Given exercise: Quote the whole listing word for word. Do not include the pictures.

····················

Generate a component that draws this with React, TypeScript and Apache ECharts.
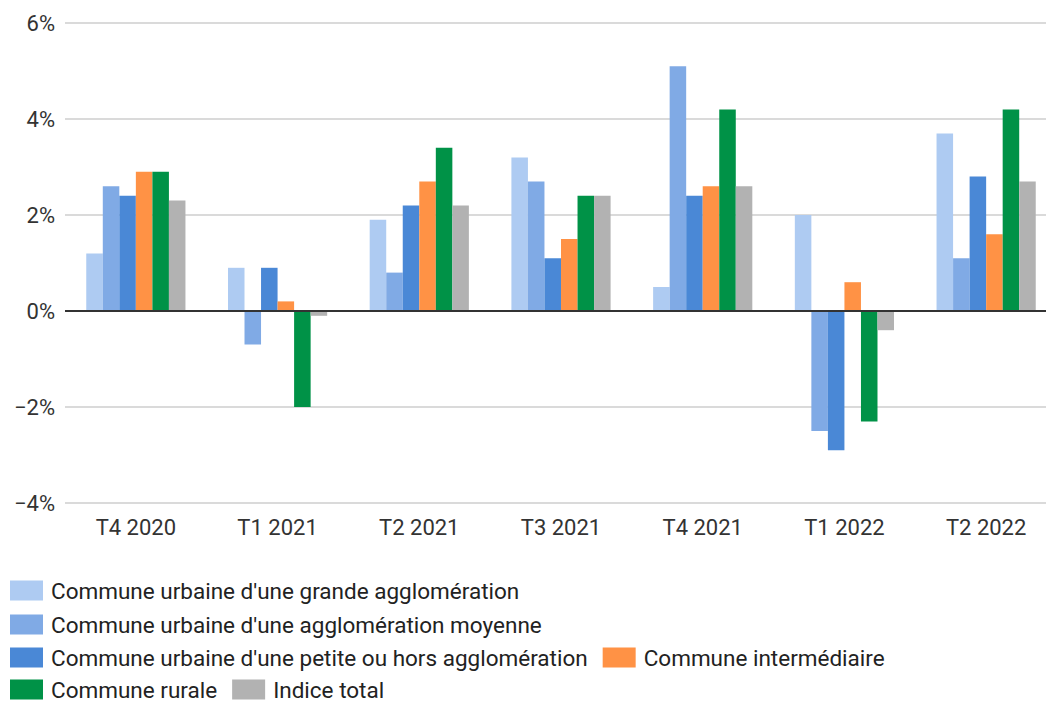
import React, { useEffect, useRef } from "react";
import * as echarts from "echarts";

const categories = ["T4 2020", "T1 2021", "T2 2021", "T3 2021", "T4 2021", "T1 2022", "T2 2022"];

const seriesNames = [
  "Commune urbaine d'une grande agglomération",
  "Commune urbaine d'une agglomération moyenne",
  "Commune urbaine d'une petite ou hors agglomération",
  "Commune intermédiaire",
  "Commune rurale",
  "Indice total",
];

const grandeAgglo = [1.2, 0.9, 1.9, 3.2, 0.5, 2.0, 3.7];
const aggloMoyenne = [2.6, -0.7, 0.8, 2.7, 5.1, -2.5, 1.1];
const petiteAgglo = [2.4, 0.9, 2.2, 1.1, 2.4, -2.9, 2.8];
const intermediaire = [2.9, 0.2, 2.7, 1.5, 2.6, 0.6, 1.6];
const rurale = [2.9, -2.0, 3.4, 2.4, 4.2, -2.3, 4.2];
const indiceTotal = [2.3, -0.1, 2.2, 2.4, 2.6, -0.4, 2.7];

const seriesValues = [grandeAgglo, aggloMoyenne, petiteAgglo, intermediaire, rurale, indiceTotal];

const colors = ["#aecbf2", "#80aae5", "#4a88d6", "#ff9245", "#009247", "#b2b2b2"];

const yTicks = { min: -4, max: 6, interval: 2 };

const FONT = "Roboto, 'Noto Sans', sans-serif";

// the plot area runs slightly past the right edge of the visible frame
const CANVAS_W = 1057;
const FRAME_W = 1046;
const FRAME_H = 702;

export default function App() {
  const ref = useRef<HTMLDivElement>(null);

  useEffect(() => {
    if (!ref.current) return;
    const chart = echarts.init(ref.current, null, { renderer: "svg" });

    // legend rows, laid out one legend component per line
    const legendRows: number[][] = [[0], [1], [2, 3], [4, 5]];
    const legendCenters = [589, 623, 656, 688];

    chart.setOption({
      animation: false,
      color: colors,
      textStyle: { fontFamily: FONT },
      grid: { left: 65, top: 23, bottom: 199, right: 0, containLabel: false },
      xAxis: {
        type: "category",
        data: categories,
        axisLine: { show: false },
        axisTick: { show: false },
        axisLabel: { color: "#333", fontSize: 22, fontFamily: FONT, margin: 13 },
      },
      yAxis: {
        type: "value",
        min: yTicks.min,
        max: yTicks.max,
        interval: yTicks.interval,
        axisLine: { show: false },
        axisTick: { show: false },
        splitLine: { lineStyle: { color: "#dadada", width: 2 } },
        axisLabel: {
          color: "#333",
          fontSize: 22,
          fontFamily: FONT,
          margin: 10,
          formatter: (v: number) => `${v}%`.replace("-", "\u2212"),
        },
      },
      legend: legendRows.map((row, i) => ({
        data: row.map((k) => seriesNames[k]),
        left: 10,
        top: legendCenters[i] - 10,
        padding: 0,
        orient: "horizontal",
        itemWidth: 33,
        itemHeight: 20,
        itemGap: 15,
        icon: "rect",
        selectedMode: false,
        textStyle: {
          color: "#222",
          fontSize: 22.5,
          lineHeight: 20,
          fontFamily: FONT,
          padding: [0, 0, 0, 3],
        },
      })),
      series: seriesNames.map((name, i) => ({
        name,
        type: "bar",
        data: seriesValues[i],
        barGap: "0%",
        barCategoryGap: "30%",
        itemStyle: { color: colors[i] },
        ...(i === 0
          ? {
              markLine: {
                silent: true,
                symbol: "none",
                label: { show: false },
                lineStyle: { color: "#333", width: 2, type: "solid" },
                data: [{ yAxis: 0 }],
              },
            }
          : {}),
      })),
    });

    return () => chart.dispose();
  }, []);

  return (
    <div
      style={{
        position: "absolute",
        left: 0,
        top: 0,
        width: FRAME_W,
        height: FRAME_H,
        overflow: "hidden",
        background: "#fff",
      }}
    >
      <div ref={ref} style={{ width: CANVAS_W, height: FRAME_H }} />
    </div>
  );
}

····················

Result for this exercise:
Generate a component that draws this with React, TypeScript and Apache ECharts.
import React, { useEffect, useRef } from "react";
import * as echarts from "echarts";

const categories = ["T4 2020", "T1 2021", "T2 2021", "T3 2021", "T4 2021", "T1 2022", "T2 2022"];

const seriesNames = [
  "Commune urbaine d'une grande agglomération",
  "Commune urbaine d'une agglomération moyenne",
  "Commune urbaine d'une petite ou hors agglomération",
  "Commune intermédiaire",
  "Commune rurale",
  "Indice total",
];

const grandeAgglo = [1.2, 0.9, 1.9, 3.2, 0.5, 2.0, 3.7];
const aggloMoyenne = [2.6, -0.7, 0.8, 2.7, 5.1, -2.5, 1.1];
const petiteAgglo = [2.4, 0.9, 2.2, 1.1, 2.4, -2.9, 2.8];
const intermediaire = [2.9, 0.2, 2.7, 1.5, 2.6, 0.6, 1.6];
const rurale = [2.9, -2.0, 3.4, 2.4, 4.2, -2.3, 4.2];
const indiceTotal = [2.3, -0.1, 2.2, 2.4, 2.6, -0.4, 2.7];

const seriesValues = [grandeAgglo, aggloMoyenne, petiteAgglo, intermediaire, rurale, indiceTotal];

const colors = ["#aecbf2", "#80aae5", "#4a88d6", "#ff9245", "#009247", "#b2b2b2"];

const yTicks = { min: -4, max: 6, interval: 2 };

const FONT = "Roboto, 'Noto Sans', sans-serif";

// the plot area runs slightly past the right edge of the visible frame
const CANVAS_W = 1057;
const FRAME_W = 1046;
const FRAME_H = 702;

export default function App() {
  const ref = useRef<HTMLDivElement>(null);

  useEffect(() => {
    if (!ref.current) return;
    const chart = echarts.init(ref.current, null, { renderer: "svg" });

    // legend rows, laid out one legend component per line
    const legendRows: number[][] = [[0], [1], [2, 3], [4, 5]];
    const legendCenters = [589, 623, 656, 688];

    chart.setOption({
      animation: false,
      color: colors,
      textStyle: { fontFamily: FONT },
      grid: { left: 65, top: 23, bottom: 199, right: 0, containLabel: false },
      xAxis: {
        type: "category",
        data: categories,
        axisLine: { show: false },
        axisTick: { show: false },
        axisLabel: { color: "#333", fontSize: 22, fontFamily: FONT, margin: 13 },
      },
      yAxis: {
        type: "value",
        min: yTicks.min,
        max: yTicks.max,
        interval: yTicks.interval,
        axisLine: { show: false },
        axisTick: { show: false },
        splitLine: { lineStyle: { color: "#dadada", width: 2 } },
        axisLabel: {
          color: "#333",
          fontSize: 22,
          fontFamily: FONT,
          margin: 10,
          formatter: (v: number) => `${v}%`.replace("-", "\u2212"),
        },
      },
      legend: legendRows.map((row, i) => ({
        data: row.map((k) => seriesNames[k]),
        left: 10,
        top: legendCenters[i] - 10,
        padding: 0,
        orient: "horizontal",
        itemWidth: 33,
        itemHeight: 20,
        itemGap: 15,
        icon: "rect",
        selectedMode: false,
        textStyle: {
          color: "#222",
          fontSize: 22.5,
          lineHeight: 20,
          fontFamily: FONT,
          padding: [0, 0, 0, 3],
        },
      })),
      series: seriesNames.map((name, i) => ({
        name,
        type: "bar",
        data: seriesValues[i],
        barGap: "0%",
        barCategoryGap: "30%",
        itemStyle: { color: colors[i] },
        ...(i === 0
          ? {
              markLine: {
                silent: true,
                symbol: "none",
                label: { show: false },
                lineStyle: { color: "#333", width: 2, type: "solid" },
                data: [{ yAxis: 0 }],
              },
            }
          : {}),
      })),
    });

    return () => chart.dispose();
  }, []);

  return (
    <div
      style={{
        position: "absolute",
        left: 0,
        top: 0,
        width: FRAME_W,
        height: FRAME_H,
        overflow: "hidden",
        background: "#fff",
      }}
    >
      <div ref={ref} style={{ width: CANVAS_W, height: FRAME_H }} />
    </div>
  );
}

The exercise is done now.